Nella maggioranza di questi cantieri sono stati già sforati i 60 giorni necessari, e fissati dal contratto, per la messa in posa. Sappiamo bene che dovrebbero pagare la penale le ditte che hanno vinto l'appalto ma intanto siamo noi - chiosa l'assessore -, con i nostri concittadini che stiamo pagando le conseguenze e il prezzo più alto. Non possiamo più tollerare questo ritardo». In tutto, nelle Marche, si contano 31 mila sfollati, 28.500 sono sistemati in alloggi affittati e 2.500 ancora negli hotel della costa adriatica. Ecco perché diventa facile dare credito alle voci che si rincorrono in queste ore, che parlano di appelli all'autorità giudiziaria pronti a partire, esposti alla procura della Repubblica di Roma e, non ultimo, azioni collettive per il risarcimento del danno. Il consorzio Stabile Arcale a oggi si è aggiudicato la commessa per 780 casette Sae da consegnare in sei mesi. Così è scritto nel contratto stipulato con la presidenza del Consiglio e il dipartimento della Protezione civile e che interessa fornitura, trasporto e montaggio.

Già, ma non è del tutto chiaro perché alla firma del contratto il consorzio fiorentino non si sia reso conto di quanta manovalanza necessitasse. Al contempo anche Consip, che ha assegnato gli appalti sembra non abbia valutato la capacità produttiva ed edificativa dei toscani. Chissà. A oggi però anche le famiglie che hanno potuto avere la fortuna di alloggiare in una Sae in laminato di legno con pareti di 19 centimetri di spessore non dimostrano soddisfazione: i moduli abitativi si stanno deteriorando velocemente. Peggio ancora va a quei cittadini che hanno ricevuto i moduli abitativi del consorzio Consorzio Nazionale Servizi di Bologna. Forni d'estate e ghiacciaie d'inverno.
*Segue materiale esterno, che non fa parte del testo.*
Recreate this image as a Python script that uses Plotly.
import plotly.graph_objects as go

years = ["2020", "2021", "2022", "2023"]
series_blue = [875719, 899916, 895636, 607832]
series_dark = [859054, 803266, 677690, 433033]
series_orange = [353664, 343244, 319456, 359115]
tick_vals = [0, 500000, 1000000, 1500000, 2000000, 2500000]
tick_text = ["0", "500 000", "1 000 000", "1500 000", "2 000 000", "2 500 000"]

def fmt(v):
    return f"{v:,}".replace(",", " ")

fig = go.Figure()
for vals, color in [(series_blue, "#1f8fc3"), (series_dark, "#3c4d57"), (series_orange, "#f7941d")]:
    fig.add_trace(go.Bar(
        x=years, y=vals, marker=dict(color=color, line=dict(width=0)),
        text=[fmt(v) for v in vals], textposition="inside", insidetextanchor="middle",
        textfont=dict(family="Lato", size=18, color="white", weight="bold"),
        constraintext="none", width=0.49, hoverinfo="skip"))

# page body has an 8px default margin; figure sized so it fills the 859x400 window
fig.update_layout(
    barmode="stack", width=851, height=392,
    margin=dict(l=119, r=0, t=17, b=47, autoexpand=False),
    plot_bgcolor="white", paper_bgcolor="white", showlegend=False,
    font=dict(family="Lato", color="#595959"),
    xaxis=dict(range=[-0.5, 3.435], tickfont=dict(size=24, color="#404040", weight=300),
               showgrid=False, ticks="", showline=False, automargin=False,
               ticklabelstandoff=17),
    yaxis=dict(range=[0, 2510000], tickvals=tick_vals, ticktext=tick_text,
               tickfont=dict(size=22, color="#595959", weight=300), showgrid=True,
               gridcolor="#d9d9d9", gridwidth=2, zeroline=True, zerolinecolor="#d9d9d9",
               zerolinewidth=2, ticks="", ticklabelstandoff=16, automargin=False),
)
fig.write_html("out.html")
«In pratica siamo davanti all'evoluzione dei container del 1997, poco di più. Le pareti sono fatte con fogli di lamiere e ricoperti da un pannello isolante interno. In pratica spiega l'ingegnere Filippo Sensi, direttore della Sicurezza del comune di Visso queste costruzioni sono più adeguate per realtà industriali che civili. Eppure le hanno montate e assegnate alle famiglie sfollate. Ce ne sono tra Muccia e Monte Cavallo».

E davanti a questo scenario desolante si para lo spettro dello spopolamento di quell'area dell'Appennino, resa così angusta dal terremoto di ottobre 2016, che trasforma in chimera anche la più tenace speranza di ricostruzione.